● STATED GOAL
From the listing below, pick out each line with the word "this".

● PROVIDED DATA
━━━━━━━━━━━━━━━━━━━━
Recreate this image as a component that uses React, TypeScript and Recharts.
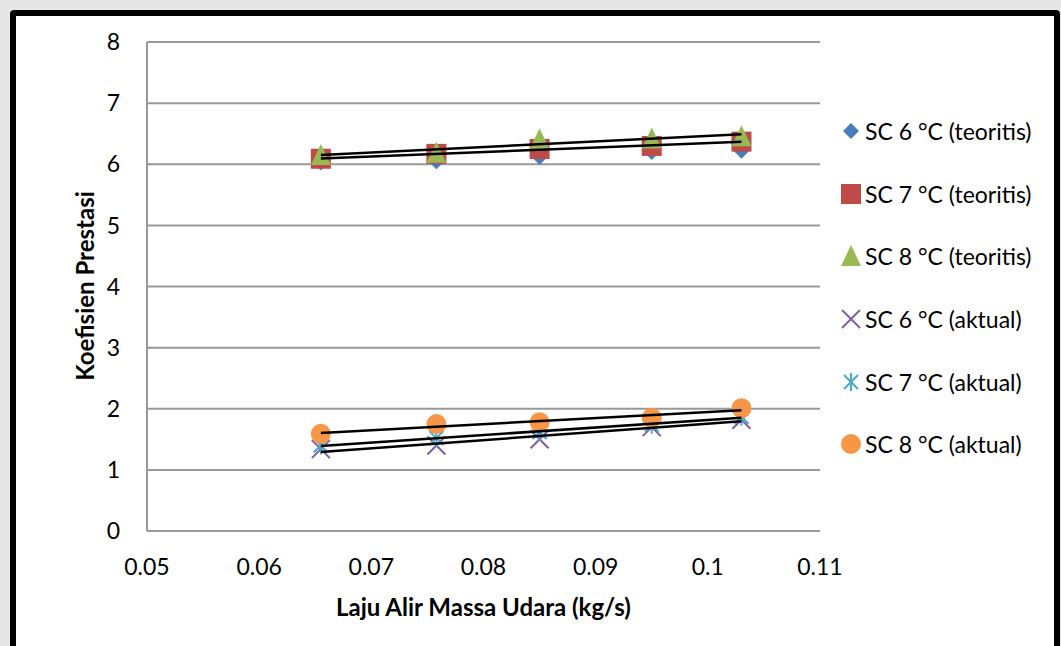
━━━━━━━━━━━━━━━━━━━━
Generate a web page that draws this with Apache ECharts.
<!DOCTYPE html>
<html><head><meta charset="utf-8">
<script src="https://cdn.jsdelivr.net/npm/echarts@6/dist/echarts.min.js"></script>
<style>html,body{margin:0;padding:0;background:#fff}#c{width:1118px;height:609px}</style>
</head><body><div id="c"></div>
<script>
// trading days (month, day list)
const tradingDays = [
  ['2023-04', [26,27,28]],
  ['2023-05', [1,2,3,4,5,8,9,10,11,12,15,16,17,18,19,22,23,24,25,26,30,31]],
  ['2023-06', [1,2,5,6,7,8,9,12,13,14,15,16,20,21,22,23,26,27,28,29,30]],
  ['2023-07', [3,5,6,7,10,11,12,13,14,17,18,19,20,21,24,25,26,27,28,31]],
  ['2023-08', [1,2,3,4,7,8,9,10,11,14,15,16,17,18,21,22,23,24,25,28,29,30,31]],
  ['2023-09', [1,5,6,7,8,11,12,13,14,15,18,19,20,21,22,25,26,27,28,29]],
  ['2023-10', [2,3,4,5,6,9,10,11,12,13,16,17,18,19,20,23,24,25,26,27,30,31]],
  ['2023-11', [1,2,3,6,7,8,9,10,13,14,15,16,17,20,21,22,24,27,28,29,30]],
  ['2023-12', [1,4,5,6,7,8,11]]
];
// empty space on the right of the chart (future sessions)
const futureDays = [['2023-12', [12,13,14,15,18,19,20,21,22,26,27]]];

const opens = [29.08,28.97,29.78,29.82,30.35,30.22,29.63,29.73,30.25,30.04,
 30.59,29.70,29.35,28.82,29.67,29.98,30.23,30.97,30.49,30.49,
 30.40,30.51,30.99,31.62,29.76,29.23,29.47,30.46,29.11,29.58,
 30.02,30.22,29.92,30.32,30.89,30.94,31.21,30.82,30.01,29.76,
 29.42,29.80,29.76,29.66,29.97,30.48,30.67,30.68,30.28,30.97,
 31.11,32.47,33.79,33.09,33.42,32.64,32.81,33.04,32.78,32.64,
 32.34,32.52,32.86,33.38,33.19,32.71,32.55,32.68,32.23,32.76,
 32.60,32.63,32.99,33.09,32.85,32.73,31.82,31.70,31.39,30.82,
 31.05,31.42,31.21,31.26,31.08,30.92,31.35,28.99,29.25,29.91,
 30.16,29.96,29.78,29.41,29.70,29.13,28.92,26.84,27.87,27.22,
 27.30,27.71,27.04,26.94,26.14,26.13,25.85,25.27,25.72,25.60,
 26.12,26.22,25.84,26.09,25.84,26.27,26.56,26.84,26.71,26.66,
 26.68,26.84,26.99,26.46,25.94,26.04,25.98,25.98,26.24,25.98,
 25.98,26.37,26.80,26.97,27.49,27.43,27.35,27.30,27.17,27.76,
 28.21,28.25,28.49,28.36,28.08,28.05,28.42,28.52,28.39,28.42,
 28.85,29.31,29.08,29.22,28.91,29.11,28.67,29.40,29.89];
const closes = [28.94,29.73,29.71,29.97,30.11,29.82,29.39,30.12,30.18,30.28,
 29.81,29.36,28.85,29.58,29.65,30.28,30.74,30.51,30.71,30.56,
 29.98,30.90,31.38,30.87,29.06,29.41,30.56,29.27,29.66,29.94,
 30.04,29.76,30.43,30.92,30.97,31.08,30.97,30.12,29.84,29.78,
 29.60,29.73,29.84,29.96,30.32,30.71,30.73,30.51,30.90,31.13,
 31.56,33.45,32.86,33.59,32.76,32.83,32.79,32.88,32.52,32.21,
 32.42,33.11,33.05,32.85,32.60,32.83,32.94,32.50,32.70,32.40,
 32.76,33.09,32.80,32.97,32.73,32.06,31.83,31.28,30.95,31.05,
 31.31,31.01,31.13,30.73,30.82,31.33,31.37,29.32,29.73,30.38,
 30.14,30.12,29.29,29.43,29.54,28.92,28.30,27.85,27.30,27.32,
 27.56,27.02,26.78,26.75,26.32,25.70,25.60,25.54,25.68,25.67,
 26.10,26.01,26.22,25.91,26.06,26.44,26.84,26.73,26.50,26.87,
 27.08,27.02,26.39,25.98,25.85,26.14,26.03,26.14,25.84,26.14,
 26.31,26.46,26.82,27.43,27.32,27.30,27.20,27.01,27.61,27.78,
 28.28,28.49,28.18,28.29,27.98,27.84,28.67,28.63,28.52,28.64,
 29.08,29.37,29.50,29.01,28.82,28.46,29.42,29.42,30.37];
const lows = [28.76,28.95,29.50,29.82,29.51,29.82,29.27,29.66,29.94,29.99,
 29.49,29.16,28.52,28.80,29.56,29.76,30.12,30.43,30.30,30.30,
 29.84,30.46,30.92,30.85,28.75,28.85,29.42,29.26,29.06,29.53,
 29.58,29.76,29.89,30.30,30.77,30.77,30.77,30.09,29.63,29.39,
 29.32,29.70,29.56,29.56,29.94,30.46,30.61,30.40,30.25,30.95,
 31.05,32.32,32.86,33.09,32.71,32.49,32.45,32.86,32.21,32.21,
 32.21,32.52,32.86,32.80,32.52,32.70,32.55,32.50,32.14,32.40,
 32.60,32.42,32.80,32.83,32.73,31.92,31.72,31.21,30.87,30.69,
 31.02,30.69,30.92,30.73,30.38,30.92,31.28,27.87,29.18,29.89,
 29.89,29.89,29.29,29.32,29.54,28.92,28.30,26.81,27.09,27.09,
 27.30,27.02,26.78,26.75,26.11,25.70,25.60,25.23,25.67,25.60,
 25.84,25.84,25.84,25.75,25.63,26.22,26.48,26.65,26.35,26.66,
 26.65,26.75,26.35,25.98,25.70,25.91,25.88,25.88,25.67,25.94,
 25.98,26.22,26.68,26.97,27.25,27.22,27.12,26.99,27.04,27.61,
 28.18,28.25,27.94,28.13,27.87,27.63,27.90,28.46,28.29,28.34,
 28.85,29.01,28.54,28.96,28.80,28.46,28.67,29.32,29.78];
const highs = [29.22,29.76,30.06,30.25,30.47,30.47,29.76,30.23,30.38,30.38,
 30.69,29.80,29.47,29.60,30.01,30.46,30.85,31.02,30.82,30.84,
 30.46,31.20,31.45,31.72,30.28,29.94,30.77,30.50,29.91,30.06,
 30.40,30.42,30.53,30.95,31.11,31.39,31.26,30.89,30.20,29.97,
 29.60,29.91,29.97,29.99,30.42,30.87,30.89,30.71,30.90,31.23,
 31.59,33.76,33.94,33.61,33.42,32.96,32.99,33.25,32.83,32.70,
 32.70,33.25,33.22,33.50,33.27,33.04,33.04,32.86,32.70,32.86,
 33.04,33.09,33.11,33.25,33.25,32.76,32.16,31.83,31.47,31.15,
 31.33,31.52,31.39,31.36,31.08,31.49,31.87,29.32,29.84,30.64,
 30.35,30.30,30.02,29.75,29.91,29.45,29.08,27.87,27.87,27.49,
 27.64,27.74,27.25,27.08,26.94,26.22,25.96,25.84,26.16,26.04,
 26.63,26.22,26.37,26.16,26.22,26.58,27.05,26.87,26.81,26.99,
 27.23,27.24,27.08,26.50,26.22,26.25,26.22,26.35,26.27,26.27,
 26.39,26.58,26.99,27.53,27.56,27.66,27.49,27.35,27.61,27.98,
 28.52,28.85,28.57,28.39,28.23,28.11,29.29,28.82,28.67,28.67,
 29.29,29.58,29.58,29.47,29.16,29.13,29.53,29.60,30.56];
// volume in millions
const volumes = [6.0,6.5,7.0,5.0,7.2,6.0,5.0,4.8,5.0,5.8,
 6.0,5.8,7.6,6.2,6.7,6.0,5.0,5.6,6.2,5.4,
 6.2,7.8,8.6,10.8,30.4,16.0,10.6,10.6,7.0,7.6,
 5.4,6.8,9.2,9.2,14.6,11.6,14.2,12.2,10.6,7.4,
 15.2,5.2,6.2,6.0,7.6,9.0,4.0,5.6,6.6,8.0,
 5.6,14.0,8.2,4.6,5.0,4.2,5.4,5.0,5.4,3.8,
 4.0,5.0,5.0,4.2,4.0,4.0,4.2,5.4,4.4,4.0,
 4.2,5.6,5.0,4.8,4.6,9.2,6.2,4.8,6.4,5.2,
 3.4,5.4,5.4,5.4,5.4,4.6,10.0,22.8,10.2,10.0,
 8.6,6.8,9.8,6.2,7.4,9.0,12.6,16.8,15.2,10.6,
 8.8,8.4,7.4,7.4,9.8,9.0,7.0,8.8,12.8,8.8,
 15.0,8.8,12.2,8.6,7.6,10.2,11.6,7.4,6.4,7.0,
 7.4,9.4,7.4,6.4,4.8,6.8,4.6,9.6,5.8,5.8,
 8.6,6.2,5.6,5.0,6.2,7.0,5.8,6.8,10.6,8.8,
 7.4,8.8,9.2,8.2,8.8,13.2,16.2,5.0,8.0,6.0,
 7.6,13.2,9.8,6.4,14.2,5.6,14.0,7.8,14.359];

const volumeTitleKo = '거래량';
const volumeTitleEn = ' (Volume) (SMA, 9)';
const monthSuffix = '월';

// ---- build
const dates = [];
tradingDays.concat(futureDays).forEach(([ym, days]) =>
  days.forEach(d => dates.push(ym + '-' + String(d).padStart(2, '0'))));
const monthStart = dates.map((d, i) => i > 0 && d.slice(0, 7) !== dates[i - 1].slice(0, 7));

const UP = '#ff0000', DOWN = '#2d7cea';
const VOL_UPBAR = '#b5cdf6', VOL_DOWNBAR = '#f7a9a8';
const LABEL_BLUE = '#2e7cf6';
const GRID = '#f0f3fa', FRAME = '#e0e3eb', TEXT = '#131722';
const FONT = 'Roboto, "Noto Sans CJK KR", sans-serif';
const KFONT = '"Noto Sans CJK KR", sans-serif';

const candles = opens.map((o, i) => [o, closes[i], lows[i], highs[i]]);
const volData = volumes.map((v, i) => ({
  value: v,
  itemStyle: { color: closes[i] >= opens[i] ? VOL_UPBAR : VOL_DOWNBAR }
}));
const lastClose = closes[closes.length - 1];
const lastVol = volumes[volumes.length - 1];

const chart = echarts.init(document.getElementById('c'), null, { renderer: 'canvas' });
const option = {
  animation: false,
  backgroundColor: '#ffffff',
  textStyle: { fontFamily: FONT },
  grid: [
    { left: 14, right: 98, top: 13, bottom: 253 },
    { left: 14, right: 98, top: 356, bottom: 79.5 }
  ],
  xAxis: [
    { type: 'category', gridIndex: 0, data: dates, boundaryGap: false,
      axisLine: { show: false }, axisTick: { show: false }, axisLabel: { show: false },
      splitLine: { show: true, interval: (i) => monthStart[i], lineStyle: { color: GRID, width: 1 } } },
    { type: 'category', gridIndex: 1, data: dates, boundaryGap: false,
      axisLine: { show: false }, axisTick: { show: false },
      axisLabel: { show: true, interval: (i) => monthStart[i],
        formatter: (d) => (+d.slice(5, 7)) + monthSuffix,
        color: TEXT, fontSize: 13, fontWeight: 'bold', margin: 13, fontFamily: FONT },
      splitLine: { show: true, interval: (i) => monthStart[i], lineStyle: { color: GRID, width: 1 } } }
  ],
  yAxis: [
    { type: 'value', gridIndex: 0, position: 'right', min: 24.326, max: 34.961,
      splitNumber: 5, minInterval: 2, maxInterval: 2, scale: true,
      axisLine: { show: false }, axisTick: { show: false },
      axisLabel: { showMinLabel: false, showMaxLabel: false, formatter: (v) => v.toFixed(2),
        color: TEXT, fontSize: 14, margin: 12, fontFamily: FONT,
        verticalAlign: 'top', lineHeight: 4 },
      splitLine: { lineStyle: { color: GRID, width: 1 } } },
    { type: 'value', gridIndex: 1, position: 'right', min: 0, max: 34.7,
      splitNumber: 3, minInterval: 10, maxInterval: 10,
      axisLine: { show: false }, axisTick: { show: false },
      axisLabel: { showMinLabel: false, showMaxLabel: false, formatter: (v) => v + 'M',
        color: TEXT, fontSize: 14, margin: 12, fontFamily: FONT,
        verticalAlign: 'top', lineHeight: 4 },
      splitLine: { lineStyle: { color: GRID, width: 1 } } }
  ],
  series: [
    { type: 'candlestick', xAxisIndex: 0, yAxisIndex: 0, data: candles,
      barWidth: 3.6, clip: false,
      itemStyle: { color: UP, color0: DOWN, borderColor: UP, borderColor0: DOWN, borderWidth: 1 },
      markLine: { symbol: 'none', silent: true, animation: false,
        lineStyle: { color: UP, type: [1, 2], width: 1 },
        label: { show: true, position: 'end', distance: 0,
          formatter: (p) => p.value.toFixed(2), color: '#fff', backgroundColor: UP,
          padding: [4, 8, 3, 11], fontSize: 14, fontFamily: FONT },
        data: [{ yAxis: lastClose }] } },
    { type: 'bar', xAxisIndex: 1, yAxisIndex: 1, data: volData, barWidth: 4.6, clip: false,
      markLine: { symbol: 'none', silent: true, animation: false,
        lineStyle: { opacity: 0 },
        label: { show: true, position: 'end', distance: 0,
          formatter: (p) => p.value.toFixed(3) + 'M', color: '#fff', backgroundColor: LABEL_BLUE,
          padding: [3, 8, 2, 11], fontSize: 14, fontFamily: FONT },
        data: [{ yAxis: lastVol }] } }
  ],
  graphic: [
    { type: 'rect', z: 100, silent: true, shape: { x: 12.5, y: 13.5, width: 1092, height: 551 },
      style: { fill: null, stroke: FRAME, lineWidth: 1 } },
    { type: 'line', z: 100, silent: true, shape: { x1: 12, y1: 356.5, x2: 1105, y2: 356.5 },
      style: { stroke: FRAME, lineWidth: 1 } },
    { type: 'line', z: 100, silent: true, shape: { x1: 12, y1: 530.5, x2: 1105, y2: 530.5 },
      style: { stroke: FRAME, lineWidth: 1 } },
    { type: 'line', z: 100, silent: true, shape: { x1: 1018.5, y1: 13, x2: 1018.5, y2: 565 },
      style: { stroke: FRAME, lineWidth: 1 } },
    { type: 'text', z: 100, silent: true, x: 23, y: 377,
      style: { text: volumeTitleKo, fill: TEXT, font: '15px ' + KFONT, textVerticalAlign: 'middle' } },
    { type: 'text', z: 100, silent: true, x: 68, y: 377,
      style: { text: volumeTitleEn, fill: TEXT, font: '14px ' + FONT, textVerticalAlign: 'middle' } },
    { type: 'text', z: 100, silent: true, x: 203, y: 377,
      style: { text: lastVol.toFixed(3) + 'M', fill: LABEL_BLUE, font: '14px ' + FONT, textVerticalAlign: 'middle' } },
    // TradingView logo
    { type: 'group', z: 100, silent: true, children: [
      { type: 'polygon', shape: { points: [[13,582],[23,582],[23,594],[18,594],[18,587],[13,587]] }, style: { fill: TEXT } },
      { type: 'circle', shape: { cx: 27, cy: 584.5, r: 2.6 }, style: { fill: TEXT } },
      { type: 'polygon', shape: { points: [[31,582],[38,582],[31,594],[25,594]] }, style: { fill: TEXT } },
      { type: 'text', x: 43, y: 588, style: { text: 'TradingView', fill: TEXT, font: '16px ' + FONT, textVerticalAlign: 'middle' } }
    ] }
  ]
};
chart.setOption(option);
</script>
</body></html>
━━━━━━━━━━━━━━━━━━━━
● EXPECTED ANSWER
Recreate this image as a component that uses React, TypeScript and Recharts.
Generate a web page that draws this with Apache ECharts.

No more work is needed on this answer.